### WHAT TO WORK ON
Comb the records below for the string "with" and copy each line where it turns up.

### EXTRACTED RECORDS
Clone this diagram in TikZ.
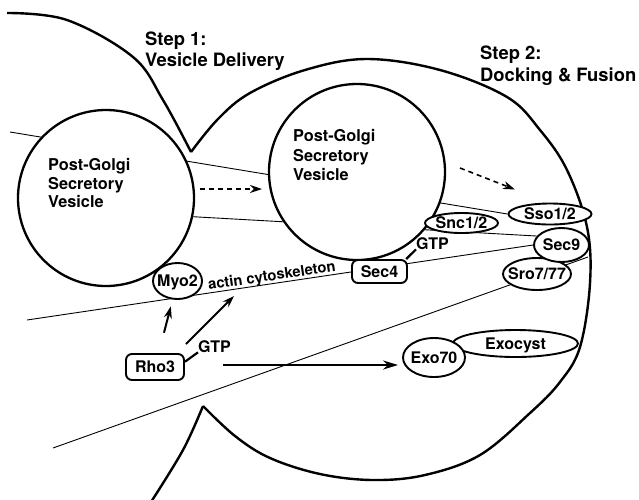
==
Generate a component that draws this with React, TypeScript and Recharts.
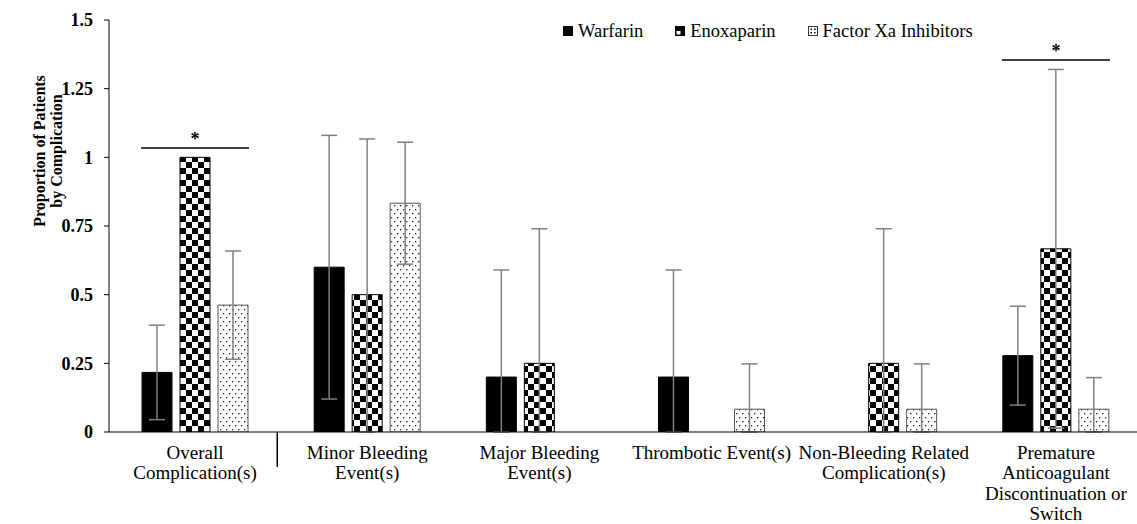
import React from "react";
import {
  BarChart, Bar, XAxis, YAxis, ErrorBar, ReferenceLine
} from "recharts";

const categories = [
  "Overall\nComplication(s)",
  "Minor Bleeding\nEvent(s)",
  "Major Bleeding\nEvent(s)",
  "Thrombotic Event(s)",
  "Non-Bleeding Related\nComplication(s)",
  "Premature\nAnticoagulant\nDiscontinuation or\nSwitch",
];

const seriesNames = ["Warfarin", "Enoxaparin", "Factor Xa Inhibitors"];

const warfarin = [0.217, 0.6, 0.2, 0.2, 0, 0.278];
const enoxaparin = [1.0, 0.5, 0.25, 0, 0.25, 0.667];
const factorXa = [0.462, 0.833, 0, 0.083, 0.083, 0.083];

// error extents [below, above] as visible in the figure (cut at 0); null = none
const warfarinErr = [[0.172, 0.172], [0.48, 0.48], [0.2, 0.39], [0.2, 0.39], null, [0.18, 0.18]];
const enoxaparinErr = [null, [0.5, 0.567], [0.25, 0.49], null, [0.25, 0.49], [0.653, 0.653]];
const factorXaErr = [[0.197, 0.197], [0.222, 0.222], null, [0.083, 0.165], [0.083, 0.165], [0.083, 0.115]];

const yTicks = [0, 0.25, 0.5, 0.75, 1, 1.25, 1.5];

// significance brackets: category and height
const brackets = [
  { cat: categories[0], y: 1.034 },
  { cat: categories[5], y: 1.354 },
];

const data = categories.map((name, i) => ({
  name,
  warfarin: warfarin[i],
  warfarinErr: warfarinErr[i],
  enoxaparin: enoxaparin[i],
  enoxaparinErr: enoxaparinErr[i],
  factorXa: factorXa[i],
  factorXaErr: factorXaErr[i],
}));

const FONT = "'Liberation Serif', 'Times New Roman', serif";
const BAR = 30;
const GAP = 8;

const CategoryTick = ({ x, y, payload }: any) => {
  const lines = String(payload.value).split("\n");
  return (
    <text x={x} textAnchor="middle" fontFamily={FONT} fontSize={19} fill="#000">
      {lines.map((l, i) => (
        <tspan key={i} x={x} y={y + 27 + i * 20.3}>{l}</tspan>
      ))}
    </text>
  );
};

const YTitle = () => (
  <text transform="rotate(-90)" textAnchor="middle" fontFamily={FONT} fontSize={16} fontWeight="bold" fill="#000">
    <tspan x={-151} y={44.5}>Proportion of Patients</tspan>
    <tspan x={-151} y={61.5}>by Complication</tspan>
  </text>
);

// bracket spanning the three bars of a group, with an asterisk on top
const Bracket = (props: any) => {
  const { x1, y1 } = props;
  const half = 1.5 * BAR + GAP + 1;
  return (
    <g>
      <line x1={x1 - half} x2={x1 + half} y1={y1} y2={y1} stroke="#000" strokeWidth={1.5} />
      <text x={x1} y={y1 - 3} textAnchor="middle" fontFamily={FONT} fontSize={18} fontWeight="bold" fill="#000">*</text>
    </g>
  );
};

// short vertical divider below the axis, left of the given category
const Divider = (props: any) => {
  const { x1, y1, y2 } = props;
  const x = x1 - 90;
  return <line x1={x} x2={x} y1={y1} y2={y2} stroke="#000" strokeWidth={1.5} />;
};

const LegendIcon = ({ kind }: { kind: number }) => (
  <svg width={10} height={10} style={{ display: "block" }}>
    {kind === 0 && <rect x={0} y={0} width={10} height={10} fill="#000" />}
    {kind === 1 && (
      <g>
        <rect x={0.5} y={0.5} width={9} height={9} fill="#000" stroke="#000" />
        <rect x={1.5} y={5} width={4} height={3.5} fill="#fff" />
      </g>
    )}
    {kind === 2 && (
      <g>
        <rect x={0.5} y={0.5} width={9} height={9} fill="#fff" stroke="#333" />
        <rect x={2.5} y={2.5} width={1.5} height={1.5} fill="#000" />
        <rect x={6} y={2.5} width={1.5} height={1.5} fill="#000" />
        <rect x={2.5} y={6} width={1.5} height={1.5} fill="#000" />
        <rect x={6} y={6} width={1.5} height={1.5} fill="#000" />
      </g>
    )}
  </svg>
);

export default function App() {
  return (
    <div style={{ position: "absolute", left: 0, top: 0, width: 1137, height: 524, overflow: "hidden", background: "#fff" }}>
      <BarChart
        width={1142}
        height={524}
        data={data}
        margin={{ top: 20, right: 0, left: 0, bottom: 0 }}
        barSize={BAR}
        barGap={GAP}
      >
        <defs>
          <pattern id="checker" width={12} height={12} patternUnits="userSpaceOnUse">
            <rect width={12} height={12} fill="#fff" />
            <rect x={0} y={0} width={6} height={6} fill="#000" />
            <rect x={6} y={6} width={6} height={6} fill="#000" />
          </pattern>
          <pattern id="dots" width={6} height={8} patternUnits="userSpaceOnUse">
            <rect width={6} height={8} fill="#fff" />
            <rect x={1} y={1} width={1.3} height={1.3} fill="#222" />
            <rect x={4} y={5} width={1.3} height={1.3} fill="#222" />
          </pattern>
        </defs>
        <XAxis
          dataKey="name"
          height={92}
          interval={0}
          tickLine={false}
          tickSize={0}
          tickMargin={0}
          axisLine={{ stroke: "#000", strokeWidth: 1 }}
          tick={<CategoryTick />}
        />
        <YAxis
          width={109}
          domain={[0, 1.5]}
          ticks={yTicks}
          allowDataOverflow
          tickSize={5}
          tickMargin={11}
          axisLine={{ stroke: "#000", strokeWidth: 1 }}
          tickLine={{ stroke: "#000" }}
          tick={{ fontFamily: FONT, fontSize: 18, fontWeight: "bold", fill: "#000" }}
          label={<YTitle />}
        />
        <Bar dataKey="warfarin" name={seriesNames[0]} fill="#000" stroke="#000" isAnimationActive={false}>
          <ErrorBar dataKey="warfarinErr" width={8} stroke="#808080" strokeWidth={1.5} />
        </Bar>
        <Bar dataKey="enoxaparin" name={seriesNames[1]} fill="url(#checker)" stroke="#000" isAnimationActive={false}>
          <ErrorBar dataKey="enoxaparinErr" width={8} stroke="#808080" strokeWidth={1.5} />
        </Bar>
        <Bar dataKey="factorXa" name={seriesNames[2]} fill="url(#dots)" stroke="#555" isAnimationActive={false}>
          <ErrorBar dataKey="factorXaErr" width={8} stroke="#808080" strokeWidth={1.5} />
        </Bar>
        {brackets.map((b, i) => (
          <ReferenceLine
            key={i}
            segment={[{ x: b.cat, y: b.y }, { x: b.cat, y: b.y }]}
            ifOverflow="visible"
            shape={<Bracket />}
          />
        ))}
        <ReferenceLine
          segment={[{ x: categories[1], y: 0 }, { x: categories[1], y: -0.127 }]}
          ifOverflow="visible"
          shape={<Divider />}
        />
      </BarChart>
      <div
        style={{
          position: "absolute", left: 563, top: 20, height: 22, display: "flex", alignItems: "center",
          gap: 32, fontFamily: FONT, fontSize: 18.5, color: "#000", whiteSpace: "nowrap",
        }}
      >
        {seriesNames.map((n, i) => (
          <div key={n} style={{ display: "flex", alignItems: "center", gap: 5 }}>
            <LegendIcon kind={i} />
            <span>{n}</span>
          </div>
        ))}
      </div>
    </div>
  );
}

### SOLUTION
Generate a component that draws this with React, TypeScript and Recharts.
// bracket spanning the three bars of a group, with an asterisk on top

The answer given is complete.